Mole ratios are the “recipe rules” of chemistry. Just as a cake recipe tells you how much flour, sugar, and eggs to use, a balanced chemical equation tells students how many moles of each substance react or form. Mole ratio worksheets help learners read those chemical recipes correctly. Instead of guessing how reactants and products relate, students practice using coefficients to compare substances and solve stoichiometry problems step by step.
The first skill students need is reading a balanced equation. For example, if an equation shows 2 moles of hydrogen reacting with 1 mole of oxygen, students can use that relationship to predict how much water forms. This is why mole ratio worksheets often begin with simple coefficient identification before moving into conversions. If students need more support with this foundation, a balancing chemical equations practice set can help them build confidence before applying ratios in larger problems.
Once students understand where mole ratios come from, they can use them to solve more meaningful chemistry questions. A worksheet may ask learners to find how many moles of product form from a given amount of reactant, compare two substances in a reaction, or identify the missing quantity in a multi-step calculation. These activities strengthen proportional reasoning, formula reading, and problem setup. They also help students see that stoichiometry is not just about memorizing equations; it is about tracking relationships between particles in a reaction.
Mole ratio worksheets also connect naturally to periodic table skills. Students often need molar mass when problems move from moles to grams, so understanding atomic mass and chemical formulas becomes important. Teachers can use this periodic table activities guide to review element symbols, atomic masses, and table navigation before students begin more advanced stoichiometry work. When learners can move confidently between equations, mole ratios, and molar masses, chemistry calculations become much easier to manage.
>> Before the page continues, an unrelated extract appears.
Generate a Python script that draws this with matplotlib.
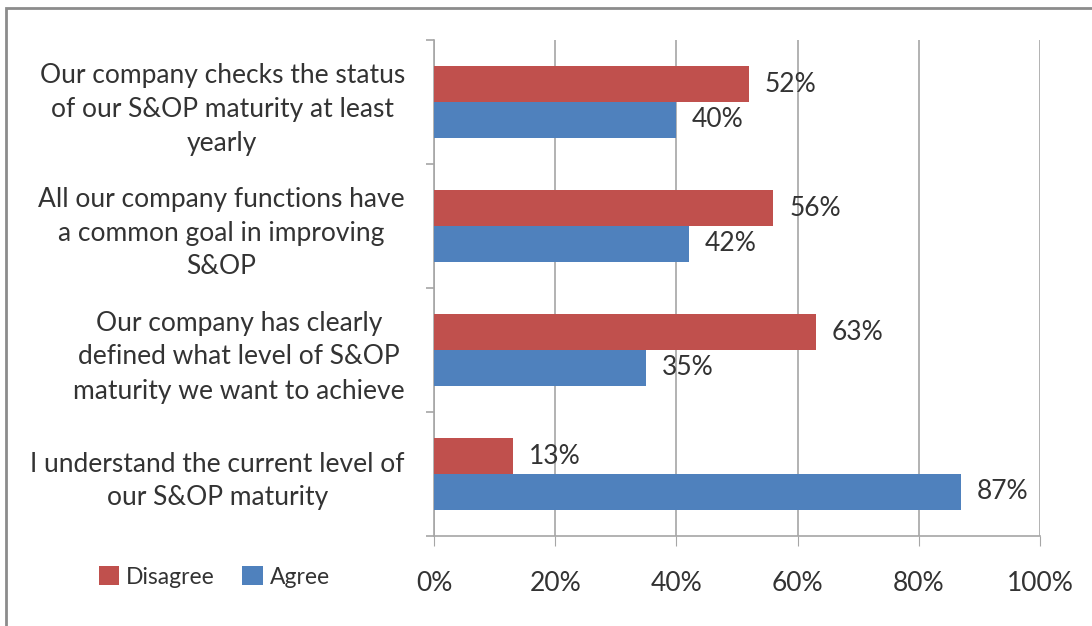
import matplotlib
matplotlib.use("Agg")
import matplotlib.pyplot as plt
from matplotlib.patches import Rectangle
import numpy as np

categories = [
    "Our company checks the status\nof our S&OP maturity at least\nyearly",
    "All our company functions have\na common goal in improving\nS&OP",
    "Our company has clearly\ndefined what level of S&OP\nmaturity we want to achieve",
    "I understand the current level of\nour S&OP maturity",
]
disagree = [52, 56, 63, 13]
agree = [40, 42, 35, 87]
xticks = [0, 20, 40, 60, 80, 100]
xtick_labels = ["0%", "20%", "40%", "60%", "80%", "100%"]

RED = "#C0504D"
BLUE = "#4F81BD"
GRID = "#A6A6A6"
TXT = "#333333"
plt.rcParams['font.family'] = ['Lato', 'DejaVu Sans']

fig = plt.figure(figsize=(10.92, 6.26), dpi=100)
fig.patches.append(Rectangle((6/1092, -0.01), 1.1, 1 - 8/626 + 0.01, transform=fig.transFigure,
                             fill=False, edgecolor="#8C8C8C", linewidth=2.0))
ax = fig.add_axes([434/1092, 1 - 536/626, 606/1092, 496/626])

n = len(categories)
ypos = np.arange(n)[::-1]  # top category first
h = 0.29
ax.barh(ypos + h/2, disagree, height=h, color=RED, label="Disagree", zorder=3)
ax.barh(ypos - h/2, agree, height=h, color=BLUE, label="Agree", zorder=3)

fs = 19
for y, d, a in zip(ypos, disagree, agree):
    ax.text(d + 2.6, y + h/2, f"{d}%", va="center", ha="left", fontsize=fs, color=TXT)
    ax.text(a + 2.6, y - h/2, f"{a}%", va="center", ha="left", fontsize=fs, color=TXT)

ax.set_xlim(0, 100)
ax.set_ylim(-0.5, n - 0.5)
ax.set_xticks(xticks)
ax.set_xticklabels(xtick_labels, fontsize=fs, color=TXT)
ax.tick_params(axis="x", length=7, color=GRID, pad=18)
ax.xaxis.grid(True, color=GRID, linewidth=1.2, zorder=0)

ax.set_yticks(ypos)
ax.set_yticklabels(categories, fontsize=fs, color=TXT, multialignment="center", linespacing=1.45)
ax.tick_params(axis="y", length=0, pad=21)
# boundary ticks on y axis
ax.set_yticks(np.arange(-0.5, n, 1.0), minor=True)
ax.tick_params(axis="y", which="minor", length=6, color=GRID, width=1.2)

for s in ["top", "right"]:
    ax.spines[s].set_visible(False)
ax.spines["left"].set_color(GRID)
ax.spines["bottom"].set_color(GRID)
ax.spines["left"].set_linewidth(1.2)
ax.spines["bottom"].set_linewidth(1.2)

handles, labels = ax.get_legend_handles_labels()
fig.legend(handles, labels, loc="center left", bbox_to_anchor=(78/1092, 1 - 577/626),
           ncol=2, frameon=False, fontsize=16.5, handlelength=0.9, handleheight=0.9,
           handletextpad=0.3, columnspacing=1.2, labelcolor=TXT)

fig.savefig("out.png", dpi=100)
Worksheetzone’s mole ratio worksheets are designed to make stoichiometry clearer, more organized, and less intimidating. Teachers can use them for guided practice, homework, warm-ups, lab preparation, quiz review, or small-group support. Students benefit from repeated practice with balanced equations, coefficients, conversions, and reasoning steps. With consistent use, these worksheets help learners build the accuracy and confidence they need for chemical reaction calculations, limiting reactants, percent yield, and future chemistry topics.
Frequently Asked Questions
Question 1: What do students learn from mole ratio worksheets?
Students learn how to use coefficients in balanced chemical equations to compare substances in a reaction. They practice writing mole ratios, solving stoichiometry problems, converting between reactants and products, and explaining how quantities in a chemical equation are connected.
Question 2: What grade levels are mole ratio worksheets best for?
Mole ratio worksheets are most useful for high school chemistry students, especially grades 10 through 12. They can also support honors chemistry, AP Chemistry review, and introductory college chemistry courses. Students should understand basic chemical formulas and balanced equations before starting mole ratio practice.
Question 3: Why do students struggle with mole ratios?
Students often struggle because they use subscripts instead of coefficients or try to set up ratios before checking whether the equation is balanced. Some learners also confuse mole-to-mole ratios with gram conversions. Focused practice helps students slow down, identify the correct coefficients, and set up each ratio accurately.
Question 4: How can teachers use mole ratio worksheets in class?
Teachers can use them after lessons on balanced equations, before stoichiometry units, or during review sessions. They work well as guided examples, independent practice, homework, exit tickets, lab preparation, or small-group reteaching for students who need extra support with reaction calculations.